Monitoring vitamin K can help reduce risk of osteoporotic bone fractures, cardiovascular disease, and possibly some cancers by identifying individuals who may have a vitamin K deficiency. Since current dietary recommendations of vitamin K are based on saturation of the coagulation system, those recommendations may be insufficient to maintain vascular and bone health, since individual functions are independent of each other.
Direct vs. functional measurement of vitamin K
The Metametrix Vitamin K Assay measures a functional marker, undercarboxylated osteocalcin (ucOC). Very little vitamin K is stored in the body therefore direct measurement is not ideal.

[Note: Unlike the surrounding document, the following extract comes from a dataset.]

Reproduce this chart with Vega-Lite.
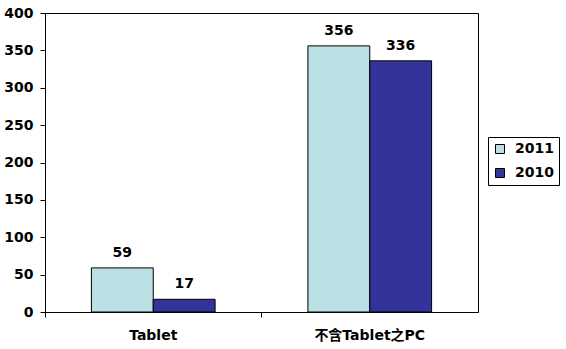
{
  "$schema": "https://vega.github.io/schema/vega-lite/v6.json",
  "width": 433,
  "height": 299,
  "autosize": {"type": "none"},
  "padding": {"left": 45, "top": 13, "right": 88, "bottom": 37},
  "background": "white",
  "config": {
    "font": "DejaVu Sans, Noto Sans CJK TC",
    "view": {"stroke": "black", "strokeWidth": 1},
    "axis": {"grid": false, "domainColor": "black", "tickColor": "black", "labelColor": "black", "labelFontWeight": "bold", "labelFontSize": 14, "title": null}
  },
  "data": {
    "values": [
      {"category": "Tablet", "year": "2011", "value": 59},
      {"category": "Tablet", "year": "2010", "value": 17},
      {"category": "不含Tablet之PC", "year": "2011", "value": 356},
      {"category": "不含Tablet之PC", "year": "2010", "value": 336}
    ]
  },
  "encoding": {
    "x": {
      "field": "category", "type": "nominal", "sort": ["Tablet", "不含Tablet之PC"],
      "scale": {"paddingInner": 0, "paddingOuter": 0},
      "axis": {"labelAngle": 0, "bandPosition": 0, "tickSize": 5, "labelPadding": 11, "domainWidth": 1}
    },
    "xOffset": {
      "field": "year", "type": "nominal", "sort": ["2011", "2010"],
      "scale": {"paddingInner": 0, "paddingOuter": 0.75}
    },
    "y": {
      "field": "value", "type": "quantitative",
      "scale": {"domain": [0, 400], "nice": false},
      "axis": {"values": [0, 50, 100, 150, 200, 250, 300, 350, 400], "tickSize": 5, "labelPadding": 7}
    }
  },
  "layer": [
    {
      "mark": {"type": "bar", "stroke": "black", "strokeWidth": 1},
      "encoding": {
        "color": {
          "field": "year", "type": "nominal", "sort": ["2011", "2010"],
          "scale": {"domain": ["2011", "2010"], "range": ["#BBE0E3", "#333399"]},
          "legend": {
            "title": null, "orient": "none", "legendX": 443, "legendY": 124,
            "strokeColor": "black", "padding": 5, "symbolType": "square", "symbolSize": 81,
            "symbolStrokeColor": "black", "symbolStrokeWidth": 1, "labelFontSize": 14, "labelFontWeight": "bold",
            "labelColor": "black", "rowPadding": 10, "symbolOffset": 0, "labelOffset": 8
          }
        }
      }
    },
    {
      "mark": {"type": "text", "baseline": "alphabetic", "dy": -11, "fontSize": 14, "fontWeight": "bold", "color": "black"},
      "encoding": {"text": {"field": "value", "type": "quantitative"}}
    }
  ]
}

Osteocalcin (OC) is almost exclusively a product of mature, active osteoblasts and is a vitamin K-dependent, Ca+2 binding protein. A vitamin K deficiency is indicated by an ucOC increase in circulating blood and urine. Therefore, high ucOC indicates low vitamin K status.
There are two natural forms of vitamin K, which differ based on their phytyl group-phylloquinone (vitamin K1) synthesized from plants, and menaquinone (vitamin K2) from bacteria in the large intestines.